----- RECORDS FOR THE TASK
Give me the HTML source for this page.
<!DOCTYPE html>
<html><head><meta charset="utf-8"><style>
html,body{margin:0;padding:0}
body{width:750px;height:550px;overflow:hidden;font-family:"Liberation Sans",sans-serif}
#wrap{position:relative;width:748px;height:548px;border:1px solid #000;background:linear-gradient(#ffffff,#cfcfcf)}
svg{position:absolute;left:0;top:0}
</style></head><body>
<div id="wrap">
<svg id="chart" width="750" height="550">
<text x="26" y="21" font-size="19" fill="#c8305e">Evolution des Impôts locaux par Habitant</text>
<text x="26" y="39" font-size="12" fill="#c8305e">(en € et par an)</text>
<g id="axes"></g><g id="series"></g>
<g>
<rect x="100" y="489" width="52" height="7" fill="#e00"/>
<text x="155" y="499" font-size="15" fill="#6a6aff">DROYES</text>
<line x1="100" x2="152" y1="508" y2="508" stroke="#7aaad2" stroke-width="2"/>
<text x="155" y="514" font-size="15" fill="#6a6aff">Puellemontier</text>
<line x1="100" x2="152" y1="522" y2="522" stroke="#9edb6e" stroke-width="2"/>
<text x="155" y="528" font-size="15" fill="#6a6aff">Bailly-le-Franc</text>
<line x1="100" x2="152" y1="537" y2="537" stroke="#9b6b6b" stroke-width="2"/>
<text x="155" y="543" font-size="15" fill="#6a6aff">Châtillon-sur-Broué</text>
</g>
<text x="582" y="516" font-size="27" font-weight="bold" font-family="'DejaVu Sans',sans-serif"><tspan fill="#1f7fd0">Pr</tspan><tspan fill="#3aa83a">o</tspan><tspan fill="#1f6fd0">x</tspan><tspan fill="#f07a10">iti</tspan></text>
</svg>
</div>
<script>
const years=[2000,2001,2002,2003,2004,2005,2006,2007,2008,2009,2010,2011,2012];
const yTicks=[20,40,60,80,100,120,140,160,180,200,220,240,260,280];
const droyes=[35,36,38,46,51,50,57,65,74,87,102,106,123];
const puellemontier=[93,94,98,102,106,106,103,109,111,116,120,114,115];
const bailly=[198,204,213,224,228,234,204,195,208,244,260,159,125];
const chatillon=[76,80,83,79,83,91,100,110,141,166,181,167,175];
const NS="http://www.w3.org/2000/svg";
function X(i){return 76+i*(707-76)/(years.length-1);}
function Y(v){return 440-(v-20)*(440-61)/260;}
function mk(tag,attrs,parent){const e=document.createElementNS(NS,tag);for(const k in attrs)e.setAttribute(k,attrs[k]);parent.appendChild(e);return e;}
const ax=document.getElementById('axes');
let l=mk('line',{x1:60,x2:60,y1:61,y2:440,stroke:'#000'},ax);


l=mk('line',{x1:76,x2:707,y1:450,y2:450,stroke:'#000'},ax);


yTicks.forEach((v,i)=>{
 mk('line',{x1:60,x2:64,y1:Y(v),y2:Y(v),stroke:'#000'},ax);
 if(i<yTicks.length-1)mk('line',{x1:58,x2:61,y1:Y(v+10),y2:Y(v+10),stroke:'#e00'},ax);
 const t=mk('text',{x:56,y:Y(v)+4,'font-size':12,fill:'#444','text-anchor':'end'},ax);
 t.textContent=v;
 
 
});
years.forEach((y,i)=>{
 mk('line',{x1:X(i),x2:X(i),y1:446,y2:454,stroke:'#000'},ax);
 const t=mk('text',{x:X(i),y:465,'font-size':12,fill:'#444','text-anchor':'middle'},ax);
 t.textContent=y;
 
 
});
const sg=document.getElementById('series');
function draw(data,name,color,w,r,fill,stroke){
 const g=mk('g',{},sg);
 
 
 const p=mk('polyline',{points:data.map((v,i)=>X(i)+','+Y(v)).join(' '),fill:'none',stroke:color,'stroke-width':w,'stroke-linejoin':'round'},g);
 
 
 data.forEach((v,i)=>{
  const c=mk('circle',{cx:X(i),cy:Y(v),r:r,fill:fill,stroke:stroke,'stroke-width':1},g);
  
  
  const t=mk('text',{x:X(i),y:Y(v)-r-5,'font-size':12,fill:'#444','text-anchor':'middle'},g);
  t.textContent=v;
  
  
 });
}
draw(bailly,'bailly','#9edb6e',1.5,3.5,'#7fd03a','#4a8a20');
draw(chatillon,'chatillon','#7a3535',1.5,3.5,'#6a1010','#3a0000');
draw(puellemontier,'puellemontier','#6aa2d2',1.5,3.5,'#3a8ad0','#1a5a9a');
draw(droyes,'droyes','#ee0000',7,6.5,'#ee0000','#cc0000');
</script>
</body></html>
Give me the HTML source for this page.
----------
Using the listing above, reproduce each line without omission.

**RESPONSE**
Give me the HTML source for this page.
<!DOCTYPE html>
<html><head><meta charset="utf-8"><style>
html,body{margin:0;padding:0}
body{width:750px;height:550px;overflow:hidden;font-family:"Liberation Sans",sans-serif}
#wrap{position:relative;width:748px;height:548px;border:1px solid #000;background:linear-gradient(#ffffff,#cfcfcf)}
svg{position:absolute;left:0;top:0}
</style></head><body>
<div id="wrap">
<svg id="chart" width="750" height="550">
<text x="26" y="21" font-size="19" fill="#c8305e">Evolution des Impôts locaux par Habitant</text>
<text x="26" y="39" font-size="12" fill="#c8305e">(en € et par an)</text>
<g id="axes"></g><g id="series"></g>
<g>
<rect x="100" y="489" width="52" height="7" fill="#e00"/>
<text x="155" y="499" font-size="15" fill="#6a6aff">DROYES</text>
<line x1="100" x2="152" y1="508" y2="508" stroke="#7aaad2" stroke-width="2"/>
<text x="155" y="514" font-size="15" fill="#6a6aff">Puellemontier</text>
<line x1="100" x2="152" y1="522" y2="522" stroke="#9edb6e" stroke-width="2"/>
<text x="155" y="528" font-size="15" fill="#6a6aff">Bailly-le-Franc</text>
<line x1="100" x2="152" y1="537" y2="537" stroke="#9b6b6b" stroke-width="2"/>
<text x="155" y="543" font-size="15" fill="#6a6aff">Châtillon-sur-Broué</text>
</g>
<text x="582" y="516" font-size="27" font-weight="bold" font-family="'DejaVu Sans',sans-serif"><tspan fill="#1f7fd0">Pr</tspan><tspan fill="#3aa83a">o</tspan><tspan fill="#1f6fd0">x</tspan><tspan fill="#f07a10">iti</tspan></text>
</svg>
</div>
<script>
const years=[2000,2001,2002,2003,2004,2005,2006,2007,2008,2009,2010,2011,2012];
const yTicks=[20,40,60,80,100,120,140,160,180,200,220,240,260,280];
const droyes=[35,36,38,46,51,50,57,65,74,87,102,106,123];
const puellemontier=[93,94,98,102,106,106,103,109,111,116,120,114,115];
const bailly=[198,204,213,224,228,234,204,195,208,244,260,159,125];
const chatillon=[76,80,83,79,83,91,100,110,141,166,181,167,175];
const NS="http://www.w3.org/2000/svg";
function X(i){return 76+i*(707-76)/(years.length-1);}
function Y(v){return 440-(v-20)*(440-61)/260;}
function mk(tag,attrs,parent){const e=document.createElementNS(NS,tag);for(const k in attrs)e.setAttribute(k,attrs[k]);parent.appendChild(e);return e;}
const ax=document.getElementById('axes');
let l=mk('line',{x1:60,x2:60,y1:61,y2:440,stroke:'#000'},ax);


l=mk('line',{x1:76,x2:707,y1:450,y2:450,stroke:'#000'},ax);


yTicks.forEach((v,i)=>{
 mk('line',{x1:60,x2:64,y1:Y(v),y2:Y(v),stroke:'#000'},ax);
 if(i<yTicks.length-1)mk('line',{x1:58,x2:61,y1:Y(v+10),y2:Y(v+10),stroke:'#e00'},ax);
 const t=mk('text',{x:56,y:Y(v)+4,'font-size':12,fill:'#444','text-anchor':'end'},ax);
 t.textContent=v;
 
 
});
years.forEach((y,i)=>{
 mk('line',{x1:X(i),x2:X(i),y1:446,y2:454,stroke:'#000'},ax);
 const t=mk('text',{x:X(i),y:465,'font-size':12,fill:'#444','text-anchor':'middle'},ax);
 t.textContent=y;
 
 
});
const sg=document.getElementById('series');
function draw(data,name,color,w,r,fill,stroke){
 const g=mk('g',{},sg);
 
 
 const p=mk('polyline',{points:data.map((v,i)=>X(i)+','+Y(v)).join(' '),fill:'none',stroke:color,'stroke-width':w,'stroke-linejoin':'round'},g);
 
 
 data.forEach((v,i)=>{
  const c=mk('circle',{cx:X(i),cy:Y(v),r:r,fill:fill,stroke:stroke,'stroke-width':1},g);
  
  
  const t=mk('text',{x:X(i),y:Y(v)-r-5,'font-size':12,fill:'#444','text-anchor':'middle'},g);
  t.textContent=v;
  
  
 });
}
draw(bailly,'bailly','#9edb6e',1.5,3.5,'#7fd03a','#4a8a20');
draw(chatillon,'chatillon','#7a3535',1.5,3.5,'#6a1010','#3a0000');
draw(puellemontier,'puellemontier','#6aa2d2',1.5,3.5,'#3a8ad0','#1a5a9a');
draw(droyes,'droyes','#ee0000',7,6.5,'#ee0000','#cc0000');
</script>
</body></html>
Give me the HTML source for this page.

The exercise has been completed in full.